Skip the pictures and quote all of the lines exactly.
________________
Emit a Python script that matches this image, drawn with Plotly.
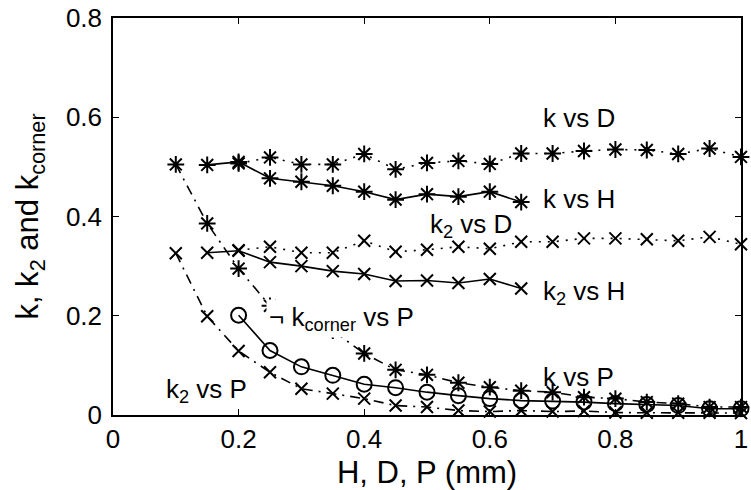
import plotly.graph_objects as go

# ---- data ----
x_kD = [0.2, 0.25, 0.3, 0.35, 0.4, 0.45, 0.5, 0.55, 0.6, 0.65, 0.7, 0.75, 0.8, 0.85, 0.9, 0.95, 1.0]
k_vs_D = [0.507, 0.519, 0.505, 0.505, 0.526, 0.495, 0.508, 0.512, 0.506, 0.527, 0.527, 0.532, 0.535, 0.534, 0.526, 0.537, 0.520]
k2_vs_D = [0.332, 0.339, 0.327, 0.327, 0.351, 0.329, 0.333, 0.339, 0.335, 0.349, 0.349, 0.356, 0.356, 0.354, 0.351, 0.359, 0.344]

x_kH = [0.15, 0.2, 0.25, 0.3, 0.35, 0.4, 0.45, 0.5, 0.55, 0.6, 0.65]
k_vs_H = [0.504, 0.510, 0.477, 0.470, 0.462, 0.450, 0.434, 0.445, 0.440, 0.450, 0.429]
k2_vs_H = [0.327, 0.331, 0.308, 0.300, 0.290, 0.284, 0.270, 0.271, 0.266, 0.274, 0.255]

x_kP = [0.1, 0.15, 0.2, 0.25, 0.3, 0.35, 0.4, 0.45, 0.5, 0.55, 0.6, 0.65, 0.7, 0.75, 0.8, 0.85, 0.9, 0.95, 1.0]
k_vs_P = [0.505, 0.386, 0.295, 0.22, 0.19, 0.17, 0.124, 0.091, 0.081, 0.065, 0.056, 0.049, 0.046, 0.036, 0.033, 0.026, 0.023, 0.016, 0.016]
k2_vs_P = [0.326, 0.199, 0.129, 0.086, 0.053, 0.043, 0.033, 0.019, 0.016, 0.009, 0.007, 0.009, 0.007, 0.008, 0.005, 0.0045, 0.0045, 0.0045, 0.004]

x_kc = [0.2, 0.25, 0.3, 0.35, 0.4, 0.45, 0.5, 0.55, 0.6, 0.65, 0.7, 0.75, 0.8, 0.85, 0.9, 0.95, 1.0]
kcorner_vs_P = [0.201, 0.130, 0.097, 0.080, 0.062, 0.055, 0.046, 0.039, 0.033, 0.029, 0.028, 0.026, 0.023, 0.021, 0.019, 0.0125, 0.0125]

labels = [
    ("k vs D", 0.68, 0.598),
    ("k vs H", 0.68, 0.435),
    ("k<sub>2</sub> vs D", 0.50, 0.382),
    ("k<sub>2</sub> vs H", 0.68, 0.247),
    ("k vs P", 0.68, 0.0757),
    ("k<sub>2</sub> vs P", 0.079, 0.05),
    ("¬ k<sub>corner</sub> vs P", 0.243, 0.195),
]

xticks = [0, 0.2, 0.4, 0.6, 0.8, 1]
xticklabels = ["0", "0.2", "0.4", "0.6", "0.8", "1"]
yticks = [0, 0.2, 0.4, 0.6, 0.8]
yticklabels = ["0", "0.2", "0.4", "0.6", "0.8"]

FONT = "Liberation Sans"
FS = 26
BLK = "black"

fig = go.Figure()

def add(x, y, symbol, dash, msize=14):
    fig.add_trace(go.Scatter(
        x=x, y=y, mode="lines+markers",
        line=dict(color=BLK, width=1.6, dash=dash),
        marker=dict(symbol=symbol, size=msize, color=BLK,
                    line=dict(color=BLK, width=2)),
        showlegend=False, cliponaxis=False))

add(x_kD, k_vs_D, "asterisk-open", "2px,7px")
add(x_kD, k2_vs_D, "x-thin-open", "2px,7px", 12)
add(x_kH, k_vs_H, "asterisk-open", "solid")
add(x_kH, k2_vs_H, "x-thin-open", "solid", 12)
add(x_kP, k_vs_P, "asterisk-open", "10px,6px,2px,6px")
add(x_kP, k2_vs_P, "x-thin-open", "10px,6px,2px,6px", 12)
add(x_kc, kcorner_vs_P, "circle-open", "solid", 15)

for txt, ax, ay in labels:
    fig.add_annotation(
        x=ax, y=ay, xref="x", yref="y", text=txt, showarrow=False,
        xanchor="left", yanchor="middle",
        font=dict(family=FONT, size=FS, color=BLK),
        bgcolor="white" if "corner" in txt else "rgba(0,0,0,0)",
        borderpad=2)

fig.update_layout(
    width=751, height=490,
    margin=dict(l=113, r=3, t=18, b=75),
    paper_bgcolor="white", plot_bgcolor="white",
    font=dict(family=FONT, size=FS, color=BLK),
    xaxis=dict(range=[0, 1], tickvals=xticks, ticktext=xticklabels,
               ticks="inside", ticklen=6, tickwidth=1, tickcolor=BLK,
               showline=True, linecolor=BLK, linewidth=1.5, mirror="allticks",
               showgrid=False, zeroline=False, ticklabeloverflow="allow",
               title=dict(text="H, D, P (mm)", standoff=8),
               tickfont=dict(family=FONT, size=FS)),
    yaxis=dict(range=[0, 0.8], tickvals=yticks, ticktext=yticklabels,
               ticks="inside", ticklen=6, tickwidth=1, tickcolor=BLK,
               showline=True, linecolor=BLK, linewidth=1.5, mirror="allticks",
               showgrid=False, zeroline=False, ticklabelstandoff=4,
               title=dict(text="k, k<sub>2</sub> and k<sub>corner</sub>", standoff=18),
               tickfont=dict(family=FONT, size=FS)),
)

fig.write_html("out.html")
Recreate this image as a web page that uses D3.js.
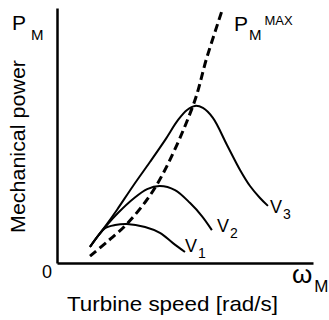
________________
▸ IN RESPONSE
Emit a Python script that matches this image, drawn with Plotly.
import plotly.graph_objects as go

# ---- data ----
x_kD = [0.2, 0.25, 0.3, 0.35, 0.4, 0.45, 0.5, 0.55, 0.6, 0.65, 0.7, 0.75, 0.8, 0.85, 0.9, 0.95, 1.0]
k_vs_D = [0.507, 0.519, 0.505, 0.505, 0.526, 0.495, 0.508, 0.512, 0.506, 0.527, 0.527, 0.532, 0.535, 0.534, 0.526, 0.537, 0.520]
k2_vs_D = [0.332, 0.339, 0.327, 0.327, 0.351, 0.329, 0.333, 0.339, 0.335, 0.349, 0.349, 0.356, 0.356, 0.354, 0.351, 0.359, 0.344]

x_kH = [0.15, 0.2, 0.25, 0.3, 0.35, 0.4, 0.45, 0.5, 0.55, 0.6, 0.65]
k_vs_H = [0.504, 0.510, 0.477, 0.470, 0.462, 0.450, 0.434, 0.445, 0.440, 0.450, 0.429]
k2_vs_H = [0.327, 0.331, 0.308, 0.300, 0.290, 0.284, 0.270, 0.271, 0.266, 0.274, 0.255]

x_kP = [0.1, 0.15, 0.2, 0.25, 0.3, 0.35, 0.4, 0.45, 0.5, 0.55, 0.6, 0.65, 0.7, 0.75, 0.8, 0.85, 0.9, 0.95, 1.0]
k_vs_P = [0.505, 0.386, 0.295, 0.22, 0.19, 0.17, 0.124, 0.091, 0.081, 0.065, 0.056, 0.049, 0.046, 0.036, 0.033, 0.026, 0.023, 0.016, 0.016]
k2_vs_P = [0.326, 0.199, 0.129, 0.086, 0.053, 0.043, 0.033, 0.019, 0.016, 0.009, 0.007, 0.009, 0.007, 0.008, 0.005, 0.0045, 0.0045, 0.0045, 0.004]

x_kc = [0.2, 0.25, 0.3, 0.35, 0.4, 0.45, 0.5, 0.55, 0.6, 0.65, 0.7, 0.75, 0.8, 0.85, 0.9, 0.95, 1.0]
kcorner_vs_P = [0.201, 0.130, 0.097, 0.080, 0.062, 0.055, 0.046, 0.039, 0.033, 0.029, 0.028, 0.026, 0.023, 0.021, 0.019, 0.0125, 0.0125]

labels = [
    ("k vs D", 0.68, 0.598),
    ("k vs H", 0.68, 0.435),
    ("k<sub>2</sub> vs D", 0.50, 0.382),
    ("k<sub>2</sub> vs H", 0.68, 0.247),
    ("k vs P", 0.68, 0.0757),
    ("k<sub>2</sub> vs P", 0.079, 0.05),
    ("¬ k<sub>corner</sub> vs P", 0.243, 0.195),
]

xticks = [0, 0.2, 0.4, 0.6, 0.8, 1]
xticklabels = ["0", "0.2", "0.4", "0.6", "0.8", "1"]
yticks = [0, 0.2, 0.4, 0.6, 0.8]
yticklabels = ["0", "0.2", "0.4", "0.6", "0.8"]

FONT = "Liberation Sans"
FS = 26
BLK = "black"

fig = go.Figure()

def add(x, y, symbol, dash, msize=14):
    fig.add_trace(go.Scatter(
        x=x, y=y, mode="lines+markers",
        line=dict(color=BLK, width=1.6, dash=dash),
        marker=dict(symbol=symbol, size=msize, color=BLK,
                    line=dict(color=BLK, width=2)),
        showlegend=False, cliponaxis=False))

add(x_kD, k_vs_D, "asterisk-open", "2px,7px")
add(x_kD, k2_vs_D, "x-thin-open", "2px,7px", 12)
add(x_kH, k_vs_H, "asterisk-open", "solid")
add(x_kH, k2_vs_H, "x-thin-open", "solid", 12)
add(x_kP, k_vs_P, "asterisk-open", "10px,6px,2px,6px")
add(x_kP, k2_vs_P, "x-thin-open", "10px,6px,2px,6px", 12)
add(x_kc, kcorner_vs_P, "circle-open", "solid", 15)

for txt, ax, ay in labels:
    fig.add_annotation(
        x=ax, y=ay, xref="x", yref="y", text=txt, showarrow=False,
        xanchor="left", yanchor="middle",
        font=dict(family=FONT, size=FS, color=BLK),
        bgcolor="white" if "corner" in txt else "rgba(0,0,0,0)",
        borderpad=2)

fig.update_layout(
    width=751, height=490,
    margin=dict(l=113, r=3, t=18, b=75),
    paper_bgcolor="white", plot_bgcolor="white",
    font=dict(family=FONT, size=FS, color=BLK),
    xaxis=dict(range=[0, 1], tickvals=xticks, ticktext=xticklabels,
               ticks="inside", ticklen=6, tickwidth=1, tickcolor=BLK,
               showline=True, linecolor=BLK, linewidth=1.5, mirror="allticks",
               showgrid=False, zeroline=False, ticklabeloverflow="allow",
               title=dict(text="H, D, P (mm)", standoff=8),
               tickfont=dict(family=FONT, size=FS)),
    yaxis=dict(range=[0, 0.8], tickvals=yticks, ticktext=yticklabels,
               ticks="inside", ticklen=6, tickwidth=1, tickcolor=BLK,
               showline=True, linecolor=BLK, linewidth=1.5, mirror="allticks",
               showgrid=False, zeroline=False, ticklabelstandoff=4,
               title=dict(text="k, k<sub>2</sub> and k<sub>corner</sub>", standoff=18),
               tickfont=dict(family=FONT, size=FS)),
)

fig.write_html("out.html")
Recreate this image as a web page that uses D3.js.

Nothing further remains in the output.